Lessons to a More Reverent Life
So as I think on reverence, and link it with the supreme reverence of Jesus, I learn three lessons that may guide us to a more reverent life.
And first, if we are ever to grow reverent again, we must know more. The reverence of ignorance is gone. Half-knowledge is irreverent: a fuller knowledge will make us reverent again. Jesus was reverent because His knowledge was perfect: we are irreverent because our knowledge is shallow. When we know man, far off, as Jesus knew him, we shall find something to reverence in our most ordinary brother. When we know God as Jesus knew Him, we shall adore. And is that knowledge possible to me? Thank God, through daily fellowship with Christ, I may follow on to know the Lord.
And then, if we are ever to grow reverent again, we must trust more. If John had never trusted Christ, he never would have seen the vision and never would have fallen at Jesus’ feet as dead. I cannot reverence a man whom I distrust, I cannot reverence a God. It wants deep faith to make me reverent. It wants a perfect faith like Jesus had to make me perfectly reverent like Him. I never can be noble without reverence. I never can be reverent without faith.
And if we are ever to grow reverent again, we must love more. There never was a time when so much was spoken and written about Christian love. If we loved more and said less about it, we might revive our dying reverence. Oh, how much of our so-called love to Jesus is spurned by an infinite God because the feeling of reverence is not in it.
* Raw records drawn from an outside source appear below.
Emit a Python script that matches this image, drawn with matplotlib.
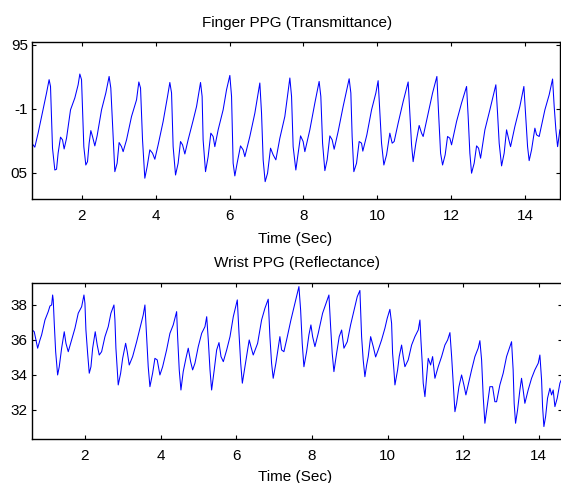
import matplotlib
matplotlib.use("Agg")
import matplotlib.pyplot as plt

plt.rcParams['font.family'] = ['Liberation Sans', 'DejaVu Sans']

# finger PPG (transmittance)
finger_t = [0.646, 0.727, 0.816, 0.908, 0.998, 1.044, 1.114, 1.152, 1.179, 1.206,
            1.269, 1.315, 1.358, 1.423, 1.477, 1.521, 1.586, 1.694, 1.810, 1.900,
            1.946, 1.992, 2.019, 2.054, 2.108, 2.154, 2.198, 2.244, 2.290, 2.352,
            2.414, 2.534, 2.650, 2.739, 2.785, 2.832, 2.894, 2.956, 3.010, 3.075,
            3.119, 3.211, 3.346, 3.482, 3.544, 3.590, 3.644, 3.706, 3.769, 3.842,
            3.915, 3.977, 4.067, 4.202, 4.321, 4.384, 4.430, 4.473, 4.538, 4.608,
            4.673, 4.728, 4.790, 4.879, 5.015, 5.107, 5.215, 5.258, 5.285, 5.350,
            5.421, 5.494, 5.556, 5.602, 5.692, 5.827, 5.919, 6.009, 6.055, 6.098,
            6.144, 6.206, 6.298, 6.369, 6.415, 6.550, 6.686, 6.821, 6.867, 6.911,
            6.965, 7.030, 7.111, 7.182, 7.255, 7.363, 7.498, 7.634, 7.680, 7.723,
            7.796, 7.859, 7.924, 7.994, 8.040, 8.175, 8.311, 8.427, 8.473, 8.520,
            8.582, 8.644, 8.717, 8.780, 8.834, 8.942, 9.077, 9.240, 9.286, 9.321,
            9.367, 9.440, 9.511, 9.576, 9.610, 9.719, 9.847, 9.963, 10.025, 10.072,
            10.117, 10.180, 10.253, 10.342, 10.405, 10.459, 10.567, 10.703, 10.838, 10.884,
            10.930, 10.973, 11.047, 11.136, 11.201, 11.244, 11.380, 11.499, 11.616, 11.662,
            11.716, 11.770, 11.840, 11.905, 11.967, 12.013, 12.149, 12.284, 12.420, 12.463,
            12.509, 12.555, 12.626, 12.691, 12.745, 12.799, 12.916, 13.051, 13.213, 13.259,
            13.303, 13.368, 13.438, 13.503, 13.565, 13.611, 13.728, 13.863, 13.972, 14.026,
            14.072, 14.115, 14.180, 14.270, 14.316, 14.386, 14.541, 14.657, 14.749, 14.793,
            14.839, 14.885, 14.947]
finger_v = [-1.0268, -1.0299, -1.0190, -1.0065, -0.9943, -0.9877, -0.9773, -0.9826, -1.0073, -1.0307,
            -1.0477, -1.0471, -1.0346, -1.0221, -1.0242, -1.0313, -1.0229, -1.0008, -0.9916, -0.9813,
            -0.9729, -0.9773, -1.0008, -1.0295, -1.0438, -1.0412, -1.0268, -1.0170, -1.0216, -1.0289,
            -1.0211, -1.0008, -0.9877, -0.9748, -0.9838, -1.0112, -1.0490, -1.0424, -1.0263, -1.0295,
            -1.0334, -1.0242, -1.0060, -0.9930, -0.9791, -0.9838, -1.0242, -1.0541, -1.0451, -1.0320,
            -1.0346, -1.0393, -1.0281, -1.0099, -0.9904, -0.9795, -0.9877, -1.0295, -1.0516, -1.0424,
            -1.0255, -1.0281, -1.0352, -1.0242, -1.0090, -0.9982, -0.9795, -0.9904, -1.0242, -1.0490,
            -1.0373, -1.0190, -1.0216, -1.0295, -1.0164, -1.0008, -0.9852, -0.9740, -0.9904, -1.0424,
            -1.0523, -1.0424, -1.0289, -1.0320, -1.0373, -1.0216, -1.0034, -0.9799, -1.0034, -1.0398,
            -1.0568, -1.0502, -1.0307, -1.0359, -1.0398, -1.0229, -1.0060, -0.9760, -0.9904, -1.0295,
            -1.0477, -1.0346, -1.0211, -1.0255, -1.0334, -1.0164, -0.9955, -0.9787, -0.9904, -1.0268,
            -1.0482, -1.0398, -1.0211, -1.0242, -1.0315, -1.0177, -0.9982, -0.9766, -0.9877, -1.0216,
            -1.0490, -1.0424, -1.0255, -1.0268, -1.0330, -1.0203, -1.0008, -0.9877, -0.9781, -1.0034,
            -1.0268, -1.0438, -1.0359, -1.0190, -1.0268, -1.0255, -1.0112, -0.9943, -0.9791, -1.0034,
            -1.0281, -1.0412, -1.0268, -1.0130, -1.0190, -1.0216, -1.0034, -0.9877, -0.9748, -1.0034,
            -1.0346, -1.0438, -1.0359, -1.0216, -1.0229, -1.0281, -1.0099, -0.9955, -0.9826, -1.0060,
            -1.0346, -1.0502, -1.0424, -1.0289, -1.0307, -1.0385, -1.0164, -1.0008, -0.9813, -1.0034,
            -1.0268, -1.0445, -1.0346, -1.0164, -1.0242, -1.0295, -1.0138, -0.9982, -0.9826, -1.0086,
            -1.0295, -1.0404, -1.0320, -1.0151, -1.0203, -1.0216, -1.0008, -0.9891, -0.9768, -0.9982,
            -1.0164, -1.0295, -1.0164]

# wrist PPG (reflectance)
wrist_t = [0.607, 0.660, 0.705, 0.750, 0.811, 0.855, 0.943, 1.030, 1.075, 1.120,
           1.146, 1.162, 1.189, 1.226, 1.278, 1.321, 1.384, 1.453, 1.498, 1.559,
           1.648, 1.736, 1.823, 1.913, 1.974, 2.000, 2.026, 2.071, 2.114, 2.159,
           2.204, 2.272, 2.325, 2.378, 2.441, 2.529, 2.616, 2.687, 2.767, 2.793,
           2.819, 2.880, 2.944, 2.997, 3.076, 3.118, 3.171, 3.261, 3.367, 3.454,
           3.541, 3.586, 3.631, 3.673, 3.718, 3.789, 3.850, 3.911, 3.982, 4.054,
           4.159, 4.247, 4.334, 4.424, 4.450, 4.493, 4.538, 4.598, 4.670, 4.731,
           4.794, 4.847, 4.908, 4.996, 5.086, 5.173, 5.219, 5.261, 5.306, 5.349,
           5.418, 5.482, 5.544, 5.597, 5.658, 5.747, 5.835, 5.922, 5.994, 6.028,
           6.073, 6.118, 6.161, 6.229, 6.300, 6.343, 6.388, 6.449, 6.565, 6.670,
           6.758, 6.845, 6.890, 6.934, 6.977, 7.048, 7.109, 7.154, 7.199, 7.260,
           7.331, 7.445, 7.551, 7.657, 7.702, 7.744, 7.789, 7.860, 7.921, 7.974,
           8.019, 8.080, 8.167, 8.283, 8.389, 8.450, 8.495, 8.537, 8.582, 8.653,
           8.722, 8.786, 8.847, 8.935, 9.023, 9.137, 9.198, 9.269, 9.314, 9.356,
           9.401, 9.447, 9.489, 9.553, 9.622, 9.685, 9.753, 9.842, 9.930, 9.991,
           10.062, 10.107, 10.133, 10.168, 10.195, 10.266, 10.308, 10.371, 10.414, 10.459,
           10.546, 10.636, 10.723, 10.811, 10.856, 10.882, 10.917, 10.943, 10.988, 11.033,
           11.075, 11.138, 11.191, 11.252, 11.339, 11.429, 11.516, 11.588, 11.649, 11.694,
           11.736, 11.781, 11.826, 11.887, 11.957, 12.018, 12.071, 12.132, 12.222, 12.309,
           12.396, 12.441, 12.486, 12.529, 12.573, 12.634, 12.705, 12.776, 12.837, 12.882,
           12.969, 13.057, 13.146, 13.233, 13.278, 13.320, 13.347, 13.384, 13.437, 13.498,
           13.542, 13.585, 13.630, 13.717, 13.807, 13.894, 13.983, 14.027, 14.072, 14.098,
           14.133, 14.178, 14.229, 14.292, 14.336, 14.379, 14.424, 14.485, 14.556, 14.600]
wrist_v = [36.57, 36.47, 36.00, 35.53, 36.00, 36.29, 37.14, 37.62, 37.94, 38.00,
           38.57, 38.29, 36.95, 35.33, 34.00, 34.47, 35.53, 36.47, 35.81, 35.33,
           36.00, 36.67, 37.53, 37.90, 38.57, 38.10, 36.57, 35.24, 34.10, 34.47,
           35.53, 36.47, 35.71, 35.14, 35.33, 36.19, 36.76, 37.53, 38.00, 37.14,
           35.53, 33.43, 34.10, 34.95, 35.81, 35.33, 34.57, 35.05, 35.90, 36.67,
           37.43, 38.00, 36.19, 34.47, 33.33, 34.10, 34.95, 34.86, 34.00, 34.47,
           35.43, 36.38, 36.86, 37.62, 36.19, 34.29, 33.14, 34.19, 34.95, 35.53,
           34.76, 34.29, 34.67, 35.62, 36.38, 36.76, 37.33, 36.00, 34.29, 33.14,
           34.29, 35.43, 35.85, 35.05, 34.76, 35.43, 36.19, 37.33, 38.00, 38.29,
           36.38, 34.67, 33.53, 34.47, 35.43, 36.00, 35.62, 35.14, 35.81, 37.14,
           37.81, 38.33, 36.19, 34.67, 33.81, 34.67, 35.53, 36.19, 35.43, 35.33,
           36.00, 37.14, 38.10, 39.05, 37.71, 35.81, 34.47, 35.33, 36.29, 36.86,
           36.19, 35.62, 36.38, 37.53, 38.19, 38.57, 36.76, 35.24, 34.19, 35.24,
           36.19, 36.57, 35.53, 35.90, 36.86, 37.90, 38.47, 38.83, 36.19, 34.86,
           33.90, 34.57, 35.05, 36.19, 35.62, 35.03, 35.43, 36.00, 36.67, 37.24,
           37.75, 36.95, 35.24, 34.29, 33.43, 34.29, 35.05, 35.71, 35.05, 34.47,
           34.86, 35.71, 36.19, 36.57, 37.14, 36.00, 34.67, 33.53, 32.76, 33.90,
           34.95, 34.57, 35.05, 33.81, 34.47, 35.05, 35.71, 36.00, 36.42, 35.05,
           33.53, 31.90, 32.38, 33.33, 34.00, 33.43, 32.86, 33.43, 34.29, 35.05,
           35.53, 35.96, 34.86, 32.76, 31.24, 32.19, 33.33, 33.33, 32.47, 32.47,
           33.43, 34.10, 35.05, 35.62, 35.90, 34.29, 32.38, 31.24, 32.00, 33.14,
           33.81, 33.14, 32.38, 33.14, 33.81, 34.29, 34.67, 35.14, 33.71, 32.19,
           31.05, 31.62, 32.67, 33.24, 32.86, 33.14, 32.19, 32.67, 33.53, 33.75]

x_ticks = [2, 4, 6, 8, 10, 12, 14]
finger_yticks = [-1.05, -1.0, -0.95]
finger_ylabels = ['05', '-1', '95']
wrist_yticks = [32, 34, 36, 38]

fig = plt.figure(figsize=(5.61, 4.83), dpi=100)
ax1 = fig.add_axes([0.057, 0.588, 0.9412, 0.3257])
ax2 = fig.add_axes([0.057, 0.0911, 0.9440, 0.3224])

ax1.plot(finger_t, finger_v, color='#0000ff', lw=0.75)
ax2.plot(wrist_t, wrist_v, color='#0000ff', lw=0.75)

ax1.set_xlim(0.65, 14.95)
ax1.set_ylim(-1.0703, -0.9477)
ax1.set_yticks(finger_yticks)
ax1.set_yticklabels(finger_ylabels)

ax2.set_xlim(0.6, 14.6)
ax2.set_ylim(30.34, 39.24)
ax2.set_yticks(wrist_yticks)

for ax in (ax1, ax2):
    ax.set_xticks(x_ticks)
    ax.tick_params(direction='in', length=3, width=0.8, top=True, right=True,
                   labelsize=11)
    ax.tick_params(axis='x', pad=7)
    ax.tick_params(axis='y', pad=3)
    for sp in ax.spines.values():
        sp.set_linewidth(1.0)

fig.text(0.5298, 1 - 27.3 / 483, 'Finger PPG (Transmittance)', ha='center',
         va='baseline', fontsize=11)
fig.text(0.5258, 1 - 242.7 / 483, 'Time (Sec)', ha='center', va='baseline', fontsize=11)
fig.text(0.5289, 1 - 267.0 / 483, 'Wrist PPG (Reflectance)', ha='center',
         va='baseline', fontsize=11)
fig.text(0.5258, 1 - 481.5 / 483, 'Time (Sec)', ha='center', va='baseline', fontsize=11)

fig.savefig('out.png', dpi=100)
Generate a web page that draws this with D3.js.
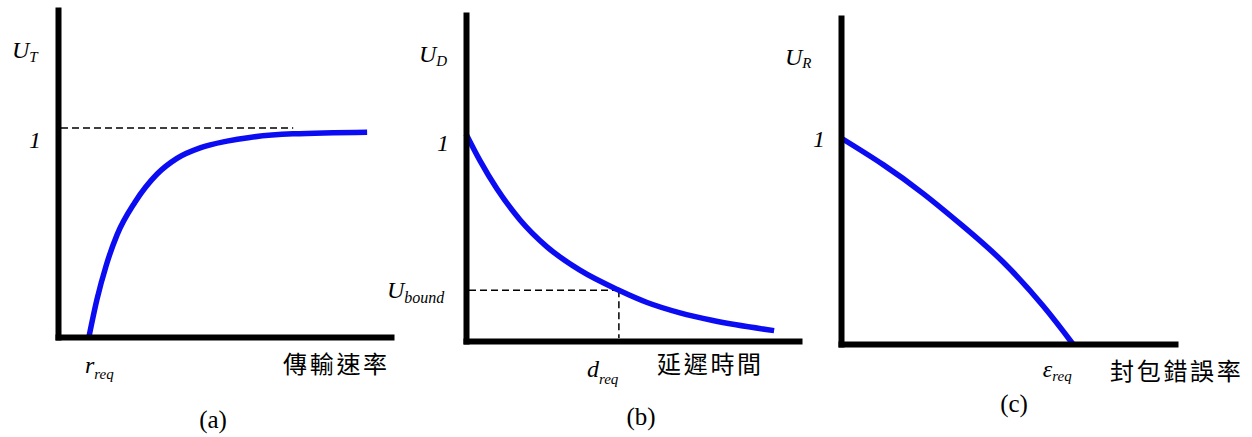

It is so easy to talk of leaning on Jesus’ bosom. It is so easy to forget that he who leaned on Jesus’ bosom fell down at Jesus’ feet as dead. I plead for more love, not to increase, but to remove that light familiarity that blots our Christian service. For love reveals, love sees, love breaks the bars, love reads the secrets both of man and God. And when I have seen my brother’s secret story, and when I have seen into the deep things of God, I never can be irreverent again.